▶ _What you will do_
Repeat the material verbatim and drop the pictures.

▶ _Supplied data_
________

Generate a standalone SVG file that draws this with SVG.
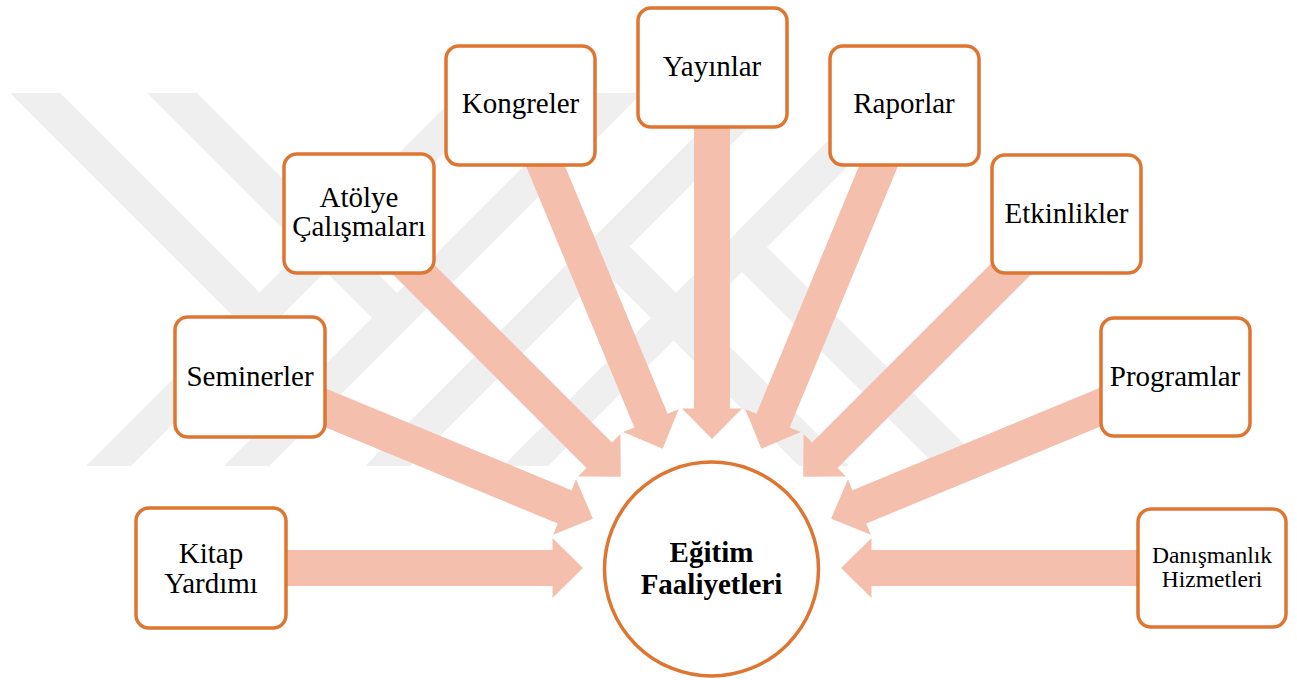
<svg xmlns="http://www.w3.org/2000/svg" xmlns:xlink="http://www.w3.org/1999/xlink" width="1297" height="680" viewBox="0 0 1297 680">
<style>
.box{fill:#fff;stroke:#DE7530;stroke-width:3.5}
text{font-family:'Liberation Serif','Times New Roman',Tinos,Times,serif}
.lbl{font-size:29px;fill:#000;text-anchor:middle}
.sm{font-size:23.5px}
.bold{font-weight:bold}
.wm{fill:#efefef}
.arr{fill:#F4BFAD}
</style>
<defs>
<path id="arrow" d="M -500,-18 H -159.5 V -30 L -129,0 L -159.5,30 V 18 H -500 Z"/>
</defs>
<rect width="1297" height="680" fill="#fff"/>
<g id="watermark">
<polygon class="wm" points="459,93 504,93 131,466 86,466"/>
<polygon class="wm" points="597,93 642,93 269,466 224,466"/>
<polygon class="wm" points="738,93 783,93 410,466 365,466"/>
<polygon class="wm" points="876,93 921,93 548,466 503,466"/>
<polygon class="wm" points="10,93 60,93 263.5,296.5 238.5,321.5"/>
<polygon class="wm" points="147,93 197,93 401,297 376,322"/>
<polygon class="wm" points="625.5,242.5 849,466 799,466 600.5,267.5"/>
<polygon class="wm" points="763,243 986,466 936,466 738,268"/>
</g>
<g id="connectors">
<use xlink:href="#arrow" class="arr" transform="translate(712,568) rotate(0)"/>
<use xlink:href="#arrow" class="arr" transform="translate(712,568) rotate(22.5)"/>
<use xlink:href="#arrow" class="arr" transform="translate(712,568) rotate(45)"/>
<use xlink:href="#arrow" class="arr" transform="translate(712,568) rotate(67.5)"/>
<use xlink:href="#arrow" class="arr" transform="translate(712,568) rotate(90)"/>
<use xlink:href="#arrow" class="arr" transform="translate(712,568) rotate(112.5)"/>
<use xlink:href="#arrow" class="arr" transform="translate(712,568) rotate(135)"/>
<use xlink:href="#arrow" class="arr" transform="translate(712,568) rotate(157.5)"/>
<use xlink:href="#arrow" class="arr" transform="translate(712,568) rotate(180)"/>
</g>
<g id="center">
<circle cx="711.5" cy="569" r="107" class="box"/>
<text class="lbl bold" x="711.5" y="562">Eğitim</text>
<text class="lbl bold" x="711.5" y="594">Faaliyetleri</text>
</g>
<g id="kitap">
<rect class="box" x="136" y="508" width="150" height="120" rx="13"/>
<text class="lbl" x="211" y="563">Kitap</text>
<text class="lbl" x="211" y="593">Yardımı</text>
</g>
<g id="seminerler">
<rect class="box" x="175" y="317" width="150" height="120" rx="13"/>
<text class="lbl" x="250" y="386">Seminerler</text>
</g>
<g id="atolye">
<rect class="box" x="284" y="154" width="150" height="119" rx="13"/>
<text class="lbl" x="359" y="207">Atölye</text>
<text class="lbl" x="359" y="236">Çalışmaları</text>
</g>
<g id="kongreler">
<rect class="box" x="446" y="46" width="149" height="119" rx="13"/>
<text class="lbl" x="520.5" y="113">Kongreler</text>
</g>
<g id="yayinlar">
<rect class="box" x="638" y="8" width="149" height="119" rx="13"/>
<text class="lbl" x="712" y="76">Yayınlar</text>
</g>
<g id="raporlar">
<rect class="box" x="830" y="46" width="149" height="119" rx="13"/>
<text class="lbl" x="904" y="113">Raporlar</text>
</g>
<g id="etkinlikler">
<rect class="box" x="992" y="155" width="149" height="118" rx="13"/>
<text class="lbl" x="1066.5" y="223">Etkinlikler</text>
</g>
<g id="programlar">
<rect class="box" x="1101" y="318" width="149" height="118" rx="13"/>
<text class="lbl" x="1175" y="386">Programlar</text>
</g>
<g id="danismanlik">
<rect class="box" x="1138" y="509" width="148" height="118" rx="13"/>
<text class="lbl sm" x="1212" y="563">Danışmanlık</text>
<text class="lbl sm" x="1212" y="587">Hizmetleri</text>
</g>
</svg>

________

▶ _Answer_
Generate a standalone SVG file that draws this with SVG.
<svg xmlns="http://www.w3.org/2000/svg" xmlns:xlink="http://www.w3.org/1999/xlink" width="1297" height="680" viewBox="0 0 1297 680">
<style>
.box{fill:#fff;stroke:#DE7530;stroke-width:3.5}
text{font-family:'Liberation Serif','Times New Roman',Tinos,Times,serif}
.lbl{font-size:29px;fill:#000;text-anchor:middle}
.sm{font-size:23.5px}
.bold{font-weight:bold}
.wm{fill:#efefef}
.arr{fill:#F4BFAD}
</style>
<defs>
<path id="arrow" d="M -500,-18 H -159.5 V -30 L -129,0 L -159.5,30 V 18 H -500 Z"/>
</defs>
<rect width="1297" height="680" fill="#fff"/>
<g id="watermark">
<polygon class="wm" points="459,93 504,93 131,466 86,466"/>
<polygon class="wm" points="597,93 642,93 269,466 224,466"/>
<polygon class="wm" points="738,93 783,93 410,466 365,466"/>
<polygon class="wm" points="876,93 921,93 548,466 503,466"/>
<polygon class="wm" points="10,93 60,93 263.5,296.5 238.5,321.5"/>
<polygon class="wm" points="147,93 197,93 401,297 376,322"/>
<polygon class="wm" points="625.5,242.5 849,466 799,466 600.5,267.5"/>
<polygon class="wm" points="763,243 986,466 936,466 738,268"/>
</g>
<g id="connectors">
<use xlink:href="#arrow" class="arr" transform="translate(712,568) rotate(0)"/>
<use xlink:href="#arrow" class="arr" transform="translate(712,568) rotate(22.5)"/>
<use xlink:href="#arrow" class="arr" transform="translate(712,568) rotate(45)"/>
<use xlink:href="#arrow" class="arr" transform="translate(712,568) rotate(67.5)"/>
<use xlink:href="#arrow" class="arr" transform="translate(712,568) rotate(90)"/>
<use xlink:href="#arrow" class="arr" transform="translate(712,568) rotate(112.5)"/>
<use xlink:href="#arrow" class="arr" transform="translate(712,568) rotate(135)"/>
<use xlink:href="#arrow" class="arr" transform="translate(712,568) rotate(157.5)"/>
<use xlink:href="#arrow" class="arr" transform="translate(712,568) rotate(180)"/>
</g>
<g id="center">
<circle cx="711.5" cy="569" r="107" class="box"/>
<text class="lbl bold" x="711.5" y="562">Eğitim</text>
<text class="lbl bold" x="711.5" y="594">Faaliyetleri</text>
</g>
<g id="kitap">
<rect class="box" x="136" y="508" width="150" height="120" rx="13"/>
<text class="lbl" x="211" y="563">Kitap</text>
<text class="lbl" x="211" y="593">Yardımı</text>
</g>
<g id="seminerler">
<rect class="box" x="175" y="317" width="150" height="120" rx="13"/>
<text class="lbl" x="250" y="386">Seminerler</text>
</g>
<g id="atolye">
<rect class="box" x="284" y="154" width="150" height="119" rx="13"/>
<text class="lbl" x="359" y="207">Atölye</text>
<text class="lbl" x="359" y="236">Çalışmaları</text>
</g>
<g id="kongreler">
<rect class="box" x="446" y="46" width="149" height="119" rx="13"/>
<text class="lbl" x="520.5" y="113">Kongreler</text>
</g>
<g id="yayinlar">
<rect class="box" x="638" y="8" width="149" height="119" rx="13"/>
<text class="lbl" x="712" y="76">Yayınlar</text>
</g>
<g id="raporlar">
<rect class="box" x="830" y="46" width="149" height="119" rx="13"/>
<text class="lbl" x="904" y="113">Raporlar</text>
</g>
<g id="etkinlikler">
<rect class="box" x="992" y="155" width="149" height="118" rx="13"/>
<text class="lbl" x="1066.5" y="223">Etkinlikler</text>
</g>
<g id="programlar">
<rect class="box" x="1101" y="318" width="149" height="118" rx="13"/>
<text class="lbl" x="1175" y="386">Programlar</text>
</g>
<g id="danismanlik">
<rect class="box" x="1138" y="509" width="148" height="118" rx="13"/>
<text class="lbl sm" x="1212" y="563">Danışmanlık</text>
<text class="lbl sm" x="1212" y="587">Hizmetleri</text>
</g>
</svg>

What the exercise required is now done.